El día que mi madre se tomó un tiempo para hojear El tío Porfirio, la censura llegó a mi colección. “¡Cómo quema el gañote!”, celebraban el Tuercas y su secuaz del taxi, los dos echando lumbre por la boca merced a la bravura del chínguere recién ingerido, cuando aquella historieta abandonó mis manos camino a la basura. “Sólo eso nos faltaba, que yo te esté comprando los instructivos para que acabes de hacerte pelado”, sentenció mi mamá tras leerme la lista de historietas prohibidas a partir de ese día. Hermelinda, Aniceto, Chanoc, el Tío Porfirio, Pavesa y Luciferino, entre otros personajes fundamentales, quedaron más allá de las leyes hogareñas ya fuera porque en unos se hablaba un español escasamente lustroso o en otros menudeaban esas muñecas nalgonas y tetonas con las que mis cuentitos del Pato Donald no podían convivir. De los cómics locales, sólo tres se salvaron de la caza de brujas: Memín Pinguín, Los Supersabios y Aventuras de Capulina, esta última menos por el contenido que por el nombre del personaje, si buen cuidado tuve de callarme que el Capulina de la historieta era pariente próximo del borrachales ése de Porfirio.

El cuero de Capuleto


Si no recuerdo mal, el infausto señor Quiñones se movió de la escena poco antes de la llegada del abuelo Capuleto, probablemente padre del tío Porfirio pero sin duda menos liberal, pues su especialidad es arrear al sobrino a toda hora, bajo amenaza de ponerlo “morado a cinturonazos” ante el mínimo indicio de desobediencia. Capuleto es tramposo, abusivo, controlador, mujeriego, enérgico y gorrón, según me entero ya no cada semana, sino de cuando en cuando porque los años niños ya se acabaron y hace tiempo que no compro historietas, con excepción del Capulinita, y de pronto un Mini Hermelinda Linda, en honor de los gustos proscritos. ¿Cómo y cuándo pasó que Capuleto y Capulina se hicieron ricos? Lo olvidé por completo, si es que llegué a leer el episodio, pero recuerdo que estaba en la prepa y a las pocas semanas ninguno de nosotros ignoraba que los dos personajes se habían mudado a una enorme mansión, aunque inclusive allí persistía el abuelo en la pedagogía de los cinturonazos.

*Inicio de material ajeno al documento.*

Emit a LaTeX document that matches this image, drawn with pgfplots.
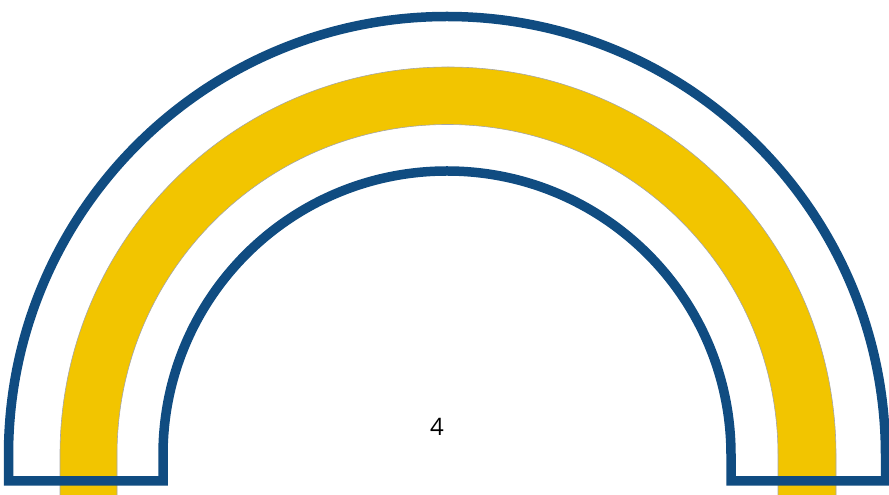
\documentclass[border=0pt]{standalone}
\usepackage{pgfplots}
\pgfplotsset{compat=1.18}
\usepackage{fontspec}
\setmainfont{Open Sans}
\definecolor{gaugeblue}{RGB}{16,76,129}
\definecolor{gaugeyellow}{RGB}{242,197,0}

\begin{document}
\begin{tikzpicture}
\begin{axis}[
    scale only axis,
    width=889pt,
    height=495pt,
    xmin=0, xmax=889,
    ymin=0, ymax=495,
    axis lines=none,
    clip=true
]
% keep the full frame as bounding box
\path (axis cs:0,0) rectangle (axis cs:889,495);

% yellow band (value range)
\filldraw[fill=gaugeyellow, draw=gray!70, line width=0.6pt]
    (axis cs:60,-10) -- (axis cs:60,40) arc[start angle=180, end angle=0, radius=388]
    -- (axis cs:836,-10) -- (axis cs:778,-10) -- (axis cs:778,40)
    arc[start angle=0, end angle=180, radius=330.5] -- (axis cs:117,-10) -- cycle;

% blue outline of the gauge
\draw[gaugeblue, line width=9.5pt, line join=miter]
    (axis cs:8.5,14) -- (axis cs:8.5,40) arc[start angle=180, end angle=0, radius=438.5]
    -- (axis cs:885.5,14) -- (axis cs:731,14) -- (axis cs:731,40)
    arc[start angle=0, end angle=180, radius=284] -- (axis cs:163,14) -- cycle;

\node[font=\fontsize{24}{28}\selectfont] at (axis cs:437,68) {4};
\end{axis}
\end{tikzpicture}
\end{document}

Después de tantos años y reediciones, ya nunca sé en qué parte de la historia van, pero ni me lo exijo porque nada más cae el cuento entre mis manos, me concentro en leerlo tan pronto como puedo. Pobres o ricos, Capuleto y el gordo me divierten igual. Unas veces ocurre que ya leí el capítulo y lo recuerdo casi completo, otras no sé si es nuevo o lo olvidé porque en su día —cosa más bien rara— lo leí nada más que una vez, pero en todos los casos el regocijo se deja sentir. Me gustaría citar aquí y ahora las decenas de chistes del Capulina real, que en su momento fue tan importante, pero lo intento y nada: en mi cabeza vuelve a dibujarse el sobrino panzón de Porfirio, nieto de Capuleto y ex empleado del señor Quiñones. En lo que a uno respecta, por lo tanto, ese tal Capulina es inmortal.